Post World War II economy or "golden age of capitalism"
things that lead to 70s stagflation and the end of welfare:
First US oil crisis
Second US oil crisis
70s Stock market crash
The irony of James's whole point is that the UK's "welfare state" has been greatly undercut and the economy has been deregulated since the 50s. In fact if you were to connect the "bad behavior" with Thatcher's deregulation and welfare cuts you could probably find some very good correlations.
This also leads to economic insecurity and concentration of wealth that actually leads to more people being on welfare. People in the 50s had a much greater welfare and security which is why there was a lower amount of people on it.
The other part of his point is the idea that the US's welfare state has been increasing when in reality any sort of "welfare" has been drastically cut to nothing while deregulation has persisted.
Since the Clinton's "welfare reform" and subsequent banking deregulation it's very hard to say that the welfare state is increasing.
Clinton's "welfare reform".
Historical minimum wages and their decline in real value.
Banking deregulation that leads to insecurity and people abusing welfare.
Watching this is embarrassing. I'm a liberal who recently moved to an area where people blatantly abuse the (US) welfare system, and I am looking to learn more about the successes and failures of the system.
Instead, I find this posh curmudgeon who is trying to establish a causal relationship between government benefits and soccer hooliganism, and who claims that health care in one welfare state (Britain) is worse than in another welfare state (France) because of the welfare state.
Oh, but I did learn that what we call "Congress", Brits call "Parliament". Hey, thanks. You've reinforced my stereotype that bankers and journalists are idiotic pseudo-thinkers.
Can anyone point me to where I can find some intelligent criticisms of extensive welfare systems?
I agree with @pokerandwine.
People with extreme disabilities or the elderly have an excuse to gain help from welfare. Other than that, as @pokerandwine said, welfare funds should go towards a better and cheaper health care system. If you have your health, then you should be able to work as needed. Health care should be one of our top priorities anyway.
In San Francisco, if you are 'homeless' and fill out the proper forms, you can receive up to $1200/month. That is a pretty ridiculous sum of money for not doing anything constructive in society. And the panhandling is just to make some extra income. I do not want my tax dollars supporting this. If we have a better health care system and no welfare, I bet these 'homeless' people would get off their lazy butts and get a job like the rest of us. But until then, they will continue reaping the benefits of other people's hard work.
The problem is once you grow the size of government, you need the welfare state. Consider a simple case. Who gets to teach in a public school? Well the government monopoly chooses. In a free market, you, the individual can start your own school and offer services. If you can't succeed, it is your own failure.
As government becomes the primary means of employment in either education, healthcare, or just corporate handouts, the individual is less and less to blame for his/her situation.

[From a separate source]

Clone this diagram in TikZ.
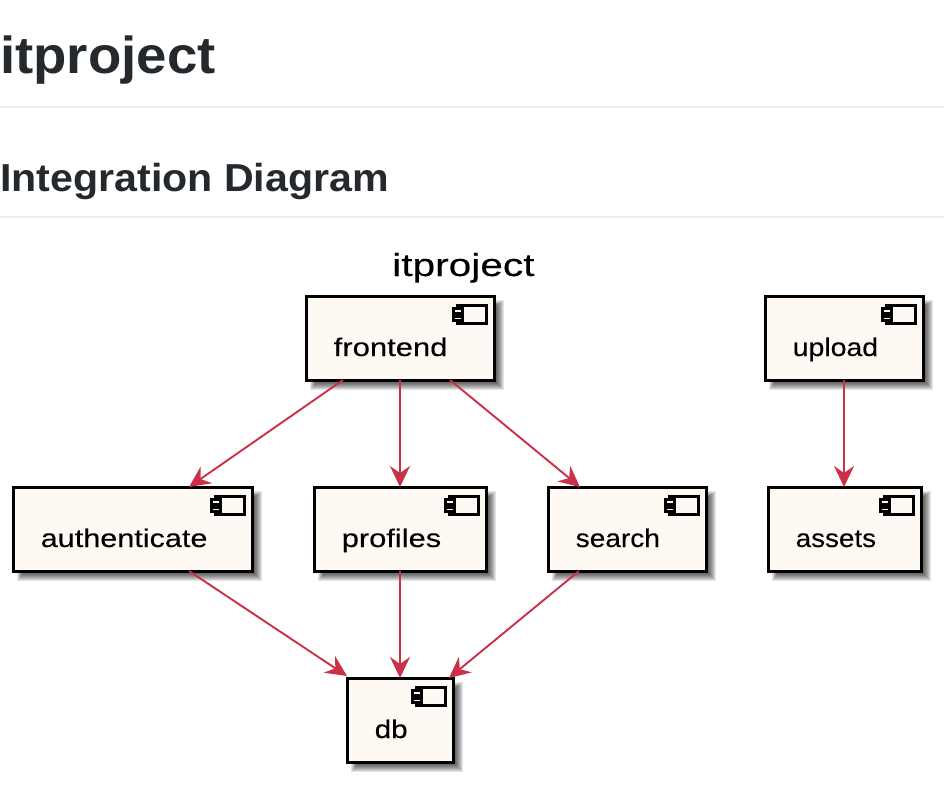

After all, it is the government's fault for employment person X and not person Y for a certain job.
To make up for this, you ultimately need to have a welfare state with handouts for those whom the government has not decided to employ. Take that away, and you will watch massive civil disobedience rise as the government is spending all the countries wealth on the select public servants or corporate cronies and the left over people are starving.
You cannot have it both ways. You either get rid of government monopolies in healthcare, education, transit... or you keep the welfare rolls going. Take your pick.
I will be even more radical than previous contributors. Welfare system that exists right now in the US should be completely eliminated rather than reformed. Not only it kills desire of self-development and diminishes ambitions, but as Chris and Rachel mentioned, it breeds a lazy generation of losers and underachievers. I was originally born in the country where the welfare fund doesn't not exist with the exception of extreme disabilities. That motivates people to learn and improve. It's amazing how in US, the land of opportunities, people choose to collect unemployment checks and stay out of college.
I believe that tax money that government sends to welfare fund could be better used by establishing a more affordable healthcare system.
I hate to say it but ls1z28chris is absolutely right. I think we are a very spoiled country right now and many people (obviously not all) milk the system as much as they can because we live in a very materialistic country. Even in the state that the economy is in right now people continuously have a materialistic and lazy attitude because that is what this generation grew up in. I know countless people that trick the system so they can get food stamps for example. I think people need to appreciate the handout but also realize when they need to sacrifice things and work a little harder.